On extensions of Cohen Structure Theorem
Elena Caviglia, Amartya Goswami, Luca Mesiti
TL;DR
This work extends Cohen’s structure theorem to a broad class of rings by introducing property $$(\star)$$: the existence of a maximal ideal $\mathfrak{m}$ and a subfield $\kappa\subseteq R$ with $R/\mathfrak{m}\cong\kappa$ and a section to the canonical projection. Central to the approach is a semidirect-product perspective, yielding two equivalent characterizations (Theorem sdprod and Theorem sum) and the representation $R\cong \mathfrak{m}\rtimes\kappa$, which generalizes both Cohen’s and Nagata’s results.
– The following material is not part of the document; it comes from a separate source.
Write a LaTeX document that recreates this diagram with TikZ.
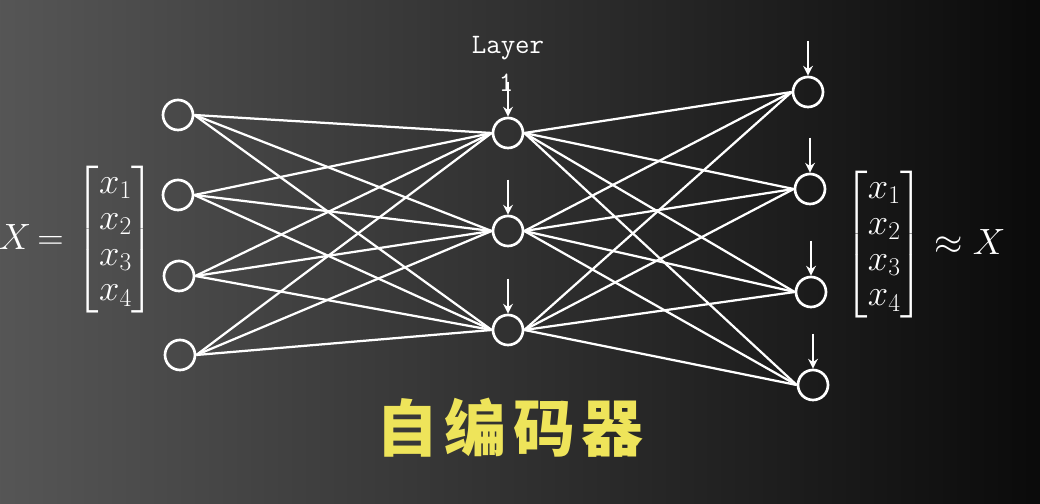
\RequirePackage{fix-cm}
\documentclass[tikz,border=0pt]{standalone}
\usepackage{amsmath}
\usepackage{fontspec}
\usepackage{tikz}
\usetikzlibrary{arrows.meta,positioning}
\newfontfamily\cjk[LetterSpace=10]{Noto Sans CJK SC}
\definecolor{bgleft}{RGB}{86,86,86}
\definecolor{bgmid}{RGB}{40,40,40}
\definecolor{bgright}{RGB}{10,10,10}
\definecolor{title}{RGB}{238,228,90}
\newcommand{\drawwire}{\draw[wire]}
\newcommand{\xvector}{\renewcommand{\arraystretch}{0.98}\begin{bmatrix}x_1\\x_2\\x_3\\x_4\end{bmatrix}}
\newcommand{\connectlayers}[2]{
    \foreach \a in {#1}{
      \foreach \b in {#2}{
        \drawwire (\a.east)--(\b.west);
      }
    }
}

\begin{document}
\begin{tikzpicture}[x=0.025cm,y=0.025cm,
  neuron/.style={circle,draw=white,line width=1.9pt,minimum size=0.75cm,inner sep=0pt},
  wire/.style={white,line width=1.6pt},
  feed/.style={white,line width=1.6pt,-{Stealth[length=7pt,width=7pt]}},
  lbl/.style={text=white,inner sep=0pt}]
\useasboundingbox (0,0) rectangle (1040,504);
\shade[left color=bgleft,middle color=bgmid,right color=bgright] (-6,-6) rectangle (1046,510);
% neurons
\foreach \n/\x/\y in {i1/178/389,i2/178/309,i3/179/228,i4/180/149,h1/508/371,h2/508/273,h3/508/174,o1/808/412,o2/810/315,o3/811/212,o4/813/119}{
    \node[neuron] (\n) at (\x,\y) {};
}
\connectlayers{i1,i2,i3,i4}{h1,h2,h3}
\connectlayers{h1,h2,h3}{o1,o2,o3,o4}
% arrows on top
\foreach \n in {h1,h2,h3,o1,o2,o3,o4}{
    \coordinate[above=0.875cm of \n.north] (t\n);
    \draw[feed] (t\n)--(\n.north);
}
\node[lbl,font=\ttfamily\fontsize{20}{20}\selectfont] (lay) at (508,456) {Layer};
\node[lbl,font=\ttfamily\fontsize{20}{20}\selectfont] (lay1) at (506,421) {1};
\node[lbl,font=\fontsize{26}{26}\selectfont] (xin) at (77,264) {$X\,{=}\,\xvector$};
\node[lbl,font=\fontsize{26}{26}\selectfont] (xout) at (925,259) {$\xvector\approx X$};
\node[lbl,text=title,font=\cjk\bfseries\fontsize{44}{48}\selectfont] (ttl) at (510,76) {自编码器};
\end{tikzpicture}
\end{document}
The paper identifies two broad ring-classes (A) and (B) that guarantee $(\star)$ and demonstrates how to construct numerous examples, including nonlocal and noncomplete rings, thereby providing simpler criteria for verifying structure theorems beyond completeness. Localization and semidirect-product constructions emerge as practical tools for generating new instances, with implications that the classical Cohen/Nagata scope is embedded within a wider framework.
Abstract
The aim of this paper is to extend Cohen structure theorem beyond local rings. Both Cohen structure theorem and Nagata's generalization of it are special cases of our results. We investigate for which rings $R$ there exists a maximal ideal $\mathfrak{m}$ of $R$ such that the canonical projection $R\to R/\mathfrak{m}$ has a section, so that $R/\mathfrak{m}$ is isomorphic to a field $κ$ contained in $R$. We present two equivalent characterizations of this property and use them to exhibit two classes of rings that satisfy it. Moreover, we provide several examples (not necessarily local or complete local), as well as methods to construct new examples.